Thursday, August 29, 2013

Miami County Sheriff Beefs Up Patrols for Labor Day Weekend

The Miami County Sheriff’s Office will be deploying extra deputies throughout the upcoming Labor Day holiday weekend working a combined 120 hours of overtime at various time frames to strictly enforce all Ohio traffic statutes. The extra enforcement has already commenced with special emphasis being placed on removing drunk and drugged drivers from area roadways. The national “Drive Sober or Get Pulled Over” campaign runs through September 2, 2013.

Drunk driving is one of America’s deadliest crimes. Two of three drivers involved in fatal crashes between the hours of midnight and 3:00 A.M. were drunk. Over 10,000 people die each year at the hands of drunk drivers which is equivalent to 20 jumbo jets crashing each year. Additionally, for the past five years over 800 people were killed over Labor Day weekends at the hands of drunk drivers.
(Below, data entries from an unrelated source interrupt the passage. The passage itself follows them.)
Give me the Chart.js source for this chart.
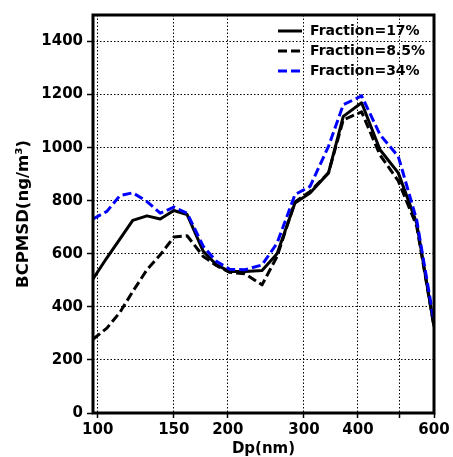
<!DOCTYPE html>
<html>
<head>
<meta charset="utf-8">
<script src="https://cdn.jsdelivr.net/npm/chart.js@4.4.0/dist/chart.umd.min.js"></script>
<style>
  html, body { margin: 0; padding: 0; background: #fff; }
  #wrap { width: 453px; height: 457px; }
</style>
</head>
<body>
<div id="wrap"><canvas id="bcChart"></canvas></div>
<script>
// particle diameter bins (nm)
const diameters = [97.5, 105, 112.5, 120.5, 130, 139.5, 150, 161, 175.5, 188.5, 202, 219, 240, 260, 286, 310, 342, 370, 408, 450, 496, 547, 600];
// BC mass size distribution per coating fraction
const frac17 = [505, 585, 655, 726, 743, 731, 763, 748, 609, 558, 533, 533, 537, 600, 791, 829, 905, 1118, 1169, 992, 905, 716, 326];
const frac85 = [278, 320, 379, 458, 540, 596, 663, 668, 590, 555, 530, 525, 483, 590, 795, 835, 905, 1105, 1135, 972, 875, 705, 326];
const frac34 = [731, 760, 819, 830, 797, 753, 776, 753, 628, 571, 542, 540, 558, 640, 823, 854, 1005, 1162, 1195, 1049, 967, 728, 345];
const xTicks = [100, 150, 200, 300, 400, 500, 600];
const xTickLabels = ['100', '150', '200', '300', '400', '', '600'];

const FONT = '"DejaVu Sans", sans-serif';

function toPoints(values) {
    return values.map((v, i) => ({ x: diameters[i], y: v }));
}

// legend drawn inside the plot, top right
const insideLegend = {
    id: 'insideLegend',
    afterDraw(chart) {
        const ctx = chart.ctx;
        const area = chart.chartArea;
        const x0 = area.right - 156;
        ctx.save();
        ctx.font = 'bold 14px ' + FONT;
        ctx.textBaseline = 'middle';
        ctx.lineCap = 'butt';
        chart.data.datasets.forEach((ds, i) => {
            const y = area.top + 16 + i * 20;
            ctx.beginPath();
            ctx.setLineDash(ds.borderDash || []);
            ctx.strokeStyle = ds.borderColor;
            ctx.lineWidth = ds.borderWidth;
            ctx.moveTo(x0, y);
            ctx.lineTo(x0 + 24, y);
            ctx.stroke();
            ctx.setLineDash([]);
            ctx.fillStyle = '#000';
            ctx.fillText(ds.label, x0 + 32, y);
        });
        ctx.restore();
    }
};

// thick black frame round the axes
const frame = {
    id: 'frame',
    afterDatasetsDraw(chart) {
        const ctx = chart.ctx;
        const a = chart.chartArea;
        ctx.save();
        ctx.strokeStyle = '#000';
        ctx.lineWidth = 3;
        ctx.strokeRect(a.left, a.top, a.right - a.left, a.bottom - a.top);
        ctx.restore();
    }
};

const gridOpts = {
    color: '#000',
    lineWidth: 1,
    tickColor: '#000',
    tickWidth: 1.5,
    tickBorderDash: []
};

new Chart(document.getElementById('bcChart'), {
    type: 'line',
    data: {
        datasets: [{
            label: 'Fraction=17%',
            data: toPoints(frac17),
            borderColor: '#000000',
            borderWidth: 3,
            order: 3
        }, {
            label: 'Fraction=8.5%',
            data: toPoints(frac85),
            borderColor: '#000000',
            borderWidth: 3,
            borderDash: [9, 4],
            order: 2
        }, {
            label: 'Fraction=34%',
            data: toPoints(frac34),
            borderColor: '#0000ff',
            borderWidth: 3,
            borderDash: [9, 4],
            order: 1
        }]
    },
    options: {
        responsive: true,
        maintainAspectRatio: false,
        animation: false,
        layout: { padding: { left: 0, right: 19, top: 15, bottom: 0 } },
        elements: {
            point: { radius: 0 },
            line: { tension: 0, borderJoinStyle: 'round', borderCapStyle: 'butt', fill: false }
        },
        plugins: {
            legend: { display: false },
            tooltip: { enabled: false }
        },
        scales: {
            x: {
                type: 'logarithmic',
                min: 97.5,
                max: 600,
                afterBuildTicks: s => { s.ticks = xTicks.map(v => ({ value: v })); },
                afterFit: s => { s.height = 44; },
                ticks: {
                    callback: (v, i) => xTickLabels[i],
                    autoSkip: false,
                    maxRotation: 0,
                    padding: 3,
                    color: '#000',
                    font: { family: FONT, size: 15, weight: 'bold' }
                },
                grid: Object.assign({ tickLength: 5 }, gridOpts),
                border: { display: false, dash: [1.5, 2] },
                title: {
                    display: true,
                    text: 'Dp(nm)',
                    color: '#000',
                    padding: 0,
                    font: { family: FONT, size: 15, weight: 'bold', lineHeight: 1 }
                }
            },
            y: {
                min: 0,
                max: 1500,
                afterFit: s => { s.width = 93; },
                ticks: {
                    stepSize: 200,
                    includeBounds: false,
                    padding: 4,
                    callback: v => String(v),
                    color: '#000',
                    font: { family: FONT, size: 15, weight: 'bold' }
                },
                grid: Object.assign({ tickLength: 6 }, gridOpts),
                border: { display: false, dash: [1.5, 2] },
                title: {
                    display: true,
                    text: 'BCPMSD(ng/m³)',
                    color: '#000',
                    padding: { top: 14, bottom: 0 },
                    font: { family: FONT, size: 16.5, weight: 'bold' }
                }
            }
        }
    },
    plugins: [insideLegend, frame]
});
</script>
</body>
</html>
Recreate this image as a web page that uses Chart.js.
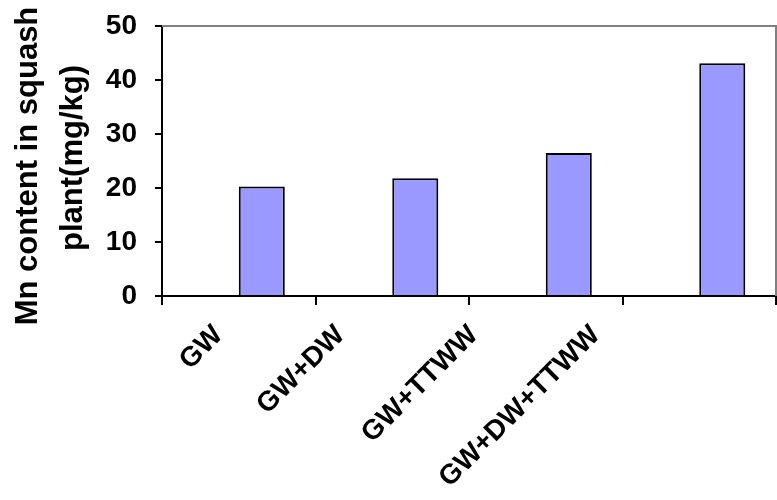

For these reasons the Miami County Sheriff’s Office will be joining with thousands of other law enforcement agencies across the nation this Labor Day holiday to take part in the “Drive Sober or Get Pulled Over” crackdown on impaired drivers.

Driving with a BAC of .08 or higher is illegal in every state. Yet we continue to see far too many people suffer debilitating injuries and loss of their loved ones as a result of impaired driving. To help keep this from happening the Miami County Sheriff’s Office is dedicated to arresting impaired drivers wherever and whenever they are found.

The national “Drive Sober or Get Pulled Over” impaired driving crackdown is a prevention program organized by the U.S. Department of Transportation’s National Highway Traffic Safety Administration that focuses on combining high-visibility enforcement with heightened public awareness through advertising and publicity.

The extra deputies are being funded by a grant the Sheriff’s Office received late last year from the Ohio Office of Criminal Justice Services. The grant pays for the overtime the deputies accrue during the enforcement campaign and some fuel costs.